Give back, exactly as it appears, the run of lines opening with the one containing "Rebuild this chart" and closing with the one containing "const errData = categories.map((c, i)". Nothing outside that run should appear.

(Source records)

────────────────────────────────────────

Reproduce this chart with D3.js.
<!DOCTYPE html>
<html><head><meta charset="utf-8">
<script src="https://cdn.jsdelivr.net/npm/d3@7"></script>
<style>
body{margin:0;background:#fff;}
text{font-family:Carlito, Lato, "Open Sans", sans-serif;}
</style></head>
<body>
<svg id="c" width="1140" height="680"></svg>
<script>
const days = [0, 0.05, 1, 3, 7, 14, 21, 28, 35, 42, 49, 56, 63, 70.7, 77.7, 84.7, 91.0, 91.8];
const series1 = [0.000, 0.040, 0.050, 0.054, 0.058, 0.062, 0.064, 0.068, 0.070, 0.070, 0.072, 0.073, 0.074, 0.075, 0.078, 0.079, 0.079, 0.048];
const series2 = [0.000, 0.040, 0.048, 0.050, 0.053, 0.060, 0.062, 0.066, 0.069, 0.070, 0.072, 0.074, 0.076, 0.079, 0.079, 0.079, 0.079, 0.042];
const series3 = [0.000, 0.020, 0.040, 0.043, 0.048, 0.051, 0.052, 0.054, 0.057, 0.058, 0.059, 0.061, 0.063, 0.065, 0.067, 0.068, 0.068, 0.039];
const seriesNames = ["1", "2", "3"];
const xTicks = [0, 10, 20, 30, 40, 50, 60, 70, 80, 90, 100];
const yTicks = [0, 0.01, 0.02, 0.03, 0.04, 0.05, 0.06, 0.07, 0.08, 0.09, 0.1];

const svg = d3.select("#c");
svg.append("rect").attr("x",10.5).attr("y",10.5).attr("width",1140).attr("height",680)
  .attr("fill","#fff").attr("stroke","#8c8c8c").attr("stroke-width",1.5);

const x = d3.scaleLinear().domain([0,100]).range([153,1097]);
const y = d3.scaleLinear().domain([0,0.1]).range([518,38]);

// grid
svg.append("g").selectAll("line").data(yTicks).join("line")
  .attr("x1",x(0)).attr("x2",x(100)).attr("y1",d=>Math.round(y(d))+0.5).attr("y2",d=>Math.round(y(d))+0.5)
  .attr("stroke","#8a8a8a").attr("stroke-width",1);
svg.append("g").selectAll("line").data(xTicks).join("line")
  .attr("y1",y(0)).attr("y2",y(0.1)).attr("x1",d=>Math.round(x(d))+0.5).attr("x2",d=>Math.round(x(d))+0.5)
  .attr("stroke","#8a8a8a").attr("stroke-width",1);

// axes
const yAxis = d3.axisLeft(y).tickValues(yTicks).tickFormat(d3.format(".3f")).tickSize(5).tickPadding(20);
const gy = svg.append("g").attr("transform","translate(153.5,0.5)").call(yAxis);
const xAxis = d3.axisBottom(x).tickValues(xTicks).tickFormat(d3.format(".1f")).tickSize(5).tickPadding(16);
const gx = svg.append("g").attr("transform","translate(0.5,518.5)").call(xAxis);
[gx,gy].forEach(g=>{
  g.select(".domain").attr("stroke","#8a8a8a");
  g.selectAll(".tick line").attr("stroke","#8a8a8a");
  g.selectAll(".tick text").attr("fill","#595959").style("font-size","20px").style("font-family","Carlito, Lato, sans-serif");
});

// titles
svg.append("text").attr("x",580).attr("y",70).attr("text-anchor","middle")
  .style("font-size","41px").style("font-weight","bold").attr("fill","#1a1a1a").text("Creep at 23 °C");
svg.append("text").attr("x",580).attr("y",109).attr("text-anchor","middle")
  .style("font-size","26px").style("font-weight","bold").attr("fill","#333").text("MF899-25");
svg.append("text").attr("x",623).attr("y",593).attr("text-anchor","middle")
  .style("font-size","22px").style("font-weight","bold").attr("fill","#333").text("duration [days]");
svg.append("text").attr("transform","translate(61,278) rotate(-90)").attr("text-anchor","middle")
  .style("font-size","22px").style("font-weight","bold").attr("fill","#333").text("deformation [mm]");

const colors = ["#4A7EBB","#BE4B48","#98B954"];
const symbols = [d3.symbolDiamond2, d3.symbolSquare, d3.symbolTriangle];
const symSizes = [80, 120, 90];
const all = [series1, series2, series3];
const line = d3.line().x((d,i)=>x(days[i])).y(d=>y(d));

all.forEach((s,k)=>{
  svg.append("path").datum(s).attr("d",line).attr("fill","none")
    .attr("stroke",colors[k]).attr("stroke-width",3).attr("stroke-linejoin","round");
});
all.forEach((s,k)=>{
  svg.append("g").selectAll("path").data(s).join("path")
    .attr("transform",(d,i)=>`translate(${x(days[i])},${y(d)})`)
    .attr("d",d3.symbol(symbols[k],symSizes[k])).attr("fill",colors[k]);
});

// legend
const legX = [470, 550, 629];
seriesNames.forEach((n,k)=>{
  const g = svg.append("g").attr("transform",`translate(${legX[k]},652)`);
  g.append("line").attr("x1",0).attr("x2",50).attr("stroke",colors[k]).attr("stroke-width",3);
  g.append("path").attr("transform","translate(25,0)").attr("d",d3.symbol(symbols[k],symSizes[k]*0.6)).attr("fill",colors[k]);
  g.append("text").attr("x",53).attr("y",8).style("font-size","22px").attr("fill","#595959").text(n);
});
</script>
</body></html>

────────────────────────────────────────

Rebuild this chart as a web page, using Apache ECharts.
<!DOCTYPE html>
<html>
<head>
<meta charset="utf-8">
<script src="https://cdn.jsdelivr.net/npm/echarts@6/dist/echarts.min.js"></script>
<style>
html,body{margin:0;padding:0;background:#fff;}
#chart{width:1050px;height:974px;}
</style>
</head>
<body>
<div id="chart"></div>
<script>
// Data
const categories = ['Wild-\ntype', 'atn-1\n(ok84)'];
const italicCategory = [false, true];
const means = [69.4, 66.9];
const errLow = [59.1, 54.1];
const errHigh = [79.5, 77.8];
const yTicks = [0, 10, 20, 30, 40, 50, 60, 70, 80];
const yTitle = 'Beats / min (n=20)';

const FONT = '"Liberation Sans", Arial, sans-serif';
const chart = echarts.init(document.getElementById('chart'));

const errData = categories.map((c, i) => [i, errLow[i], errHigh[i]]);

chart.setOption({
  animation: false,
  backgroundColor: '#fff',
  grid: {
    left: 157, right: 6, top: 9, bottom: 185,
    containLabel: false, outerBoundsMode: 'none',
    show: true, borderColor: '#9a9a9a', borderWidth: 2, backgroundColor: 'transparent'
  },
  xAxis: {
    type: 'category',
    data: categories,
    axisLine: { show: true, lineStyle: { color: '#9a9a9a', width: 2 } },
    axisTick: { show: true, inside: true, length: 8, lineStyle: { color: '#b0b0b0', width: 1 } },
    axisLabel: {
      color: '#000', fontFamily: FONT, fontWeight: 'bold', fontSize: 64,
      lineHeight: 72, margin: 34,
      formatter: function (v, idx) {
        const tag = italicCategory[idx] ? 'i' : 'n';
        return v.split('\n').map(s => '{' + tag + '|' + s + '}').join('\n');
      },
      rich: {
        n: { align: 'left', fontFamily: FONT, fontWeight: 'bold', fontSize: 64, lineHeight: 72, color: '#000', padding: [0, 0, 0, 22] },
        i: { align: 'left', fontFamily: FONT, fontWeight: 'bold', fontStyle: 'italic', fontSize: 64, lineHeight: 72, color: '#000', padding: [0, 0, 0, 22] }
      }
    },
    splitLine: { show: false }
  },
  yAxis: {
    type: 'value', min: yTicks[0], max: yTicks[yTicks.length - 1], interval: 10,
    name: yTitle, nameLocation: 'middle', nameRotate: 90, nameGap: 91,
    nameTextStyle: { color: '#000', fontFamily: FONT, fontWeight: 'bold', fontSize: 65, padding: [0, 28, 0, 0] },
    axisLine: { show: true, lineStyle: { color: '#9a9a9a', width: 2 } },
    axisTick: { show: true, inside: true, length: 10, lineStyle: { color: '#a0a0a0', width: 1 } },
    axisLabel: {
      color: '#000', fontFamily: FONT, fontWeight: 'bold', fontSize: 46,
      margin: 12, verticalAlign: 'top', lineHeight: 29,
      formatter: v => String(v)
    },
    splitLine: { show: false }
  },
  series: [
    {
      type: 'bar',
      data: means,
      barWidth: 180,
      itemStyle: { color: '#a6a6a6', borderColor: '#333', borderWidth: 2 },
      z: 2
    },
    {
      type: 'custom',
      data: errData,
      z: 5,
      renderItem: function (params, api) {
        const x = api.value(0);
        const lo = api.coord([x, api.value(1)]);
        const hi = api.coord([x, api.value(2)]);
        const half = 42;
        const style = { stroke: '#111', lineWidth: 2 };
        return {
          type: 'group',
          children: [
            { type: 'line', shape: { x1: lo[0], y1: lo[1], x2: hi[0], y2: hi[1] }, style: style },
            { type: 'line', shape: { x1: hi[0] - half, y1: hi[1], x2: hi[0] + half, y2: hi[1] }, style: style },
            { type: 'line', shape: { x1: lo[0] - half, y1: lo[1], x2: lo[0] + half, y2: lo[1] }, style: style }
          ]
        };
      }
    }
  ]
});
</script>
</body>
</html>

────────────────────────────────────────

REPLY TO THE TASK
Rebuild this chart as a web page, using Apache ECharts.
<!DOCTYPE html>
<html>
<head>
<meta charset="utf-8">
<script src="https://cdn.jsdelivr.net/npm/echarts@6/dist/echarts.min.js"></script>
<style>
html,body{margin:0;padding:0;background:#fff;}
#chart{width:1050px;height:974px;}
</style>
</head>
<body>
<div id="chart"></div>
<script>
// Data
const categories = ['Wild-\ntype', 'atn-1\n(ok84)'];
const italicCategory = [false, true];
const means = [69.4, 66.9];
const errLow = [59.1, 54.1];
const errHigh = [79.5, 77.8];
const yTicks = [0, 10, 20, 30, 40, 50, 60, 70, 80];
const yTitle = 'Beats / min (n=20)';

const FONT = '"Liberation Sans", Arial, sans-serif';
const chart = echarts.init(document.getElementById('chart'));

const errData = categories.map((c, i) => [i, errLow[i], errHigh[i]]);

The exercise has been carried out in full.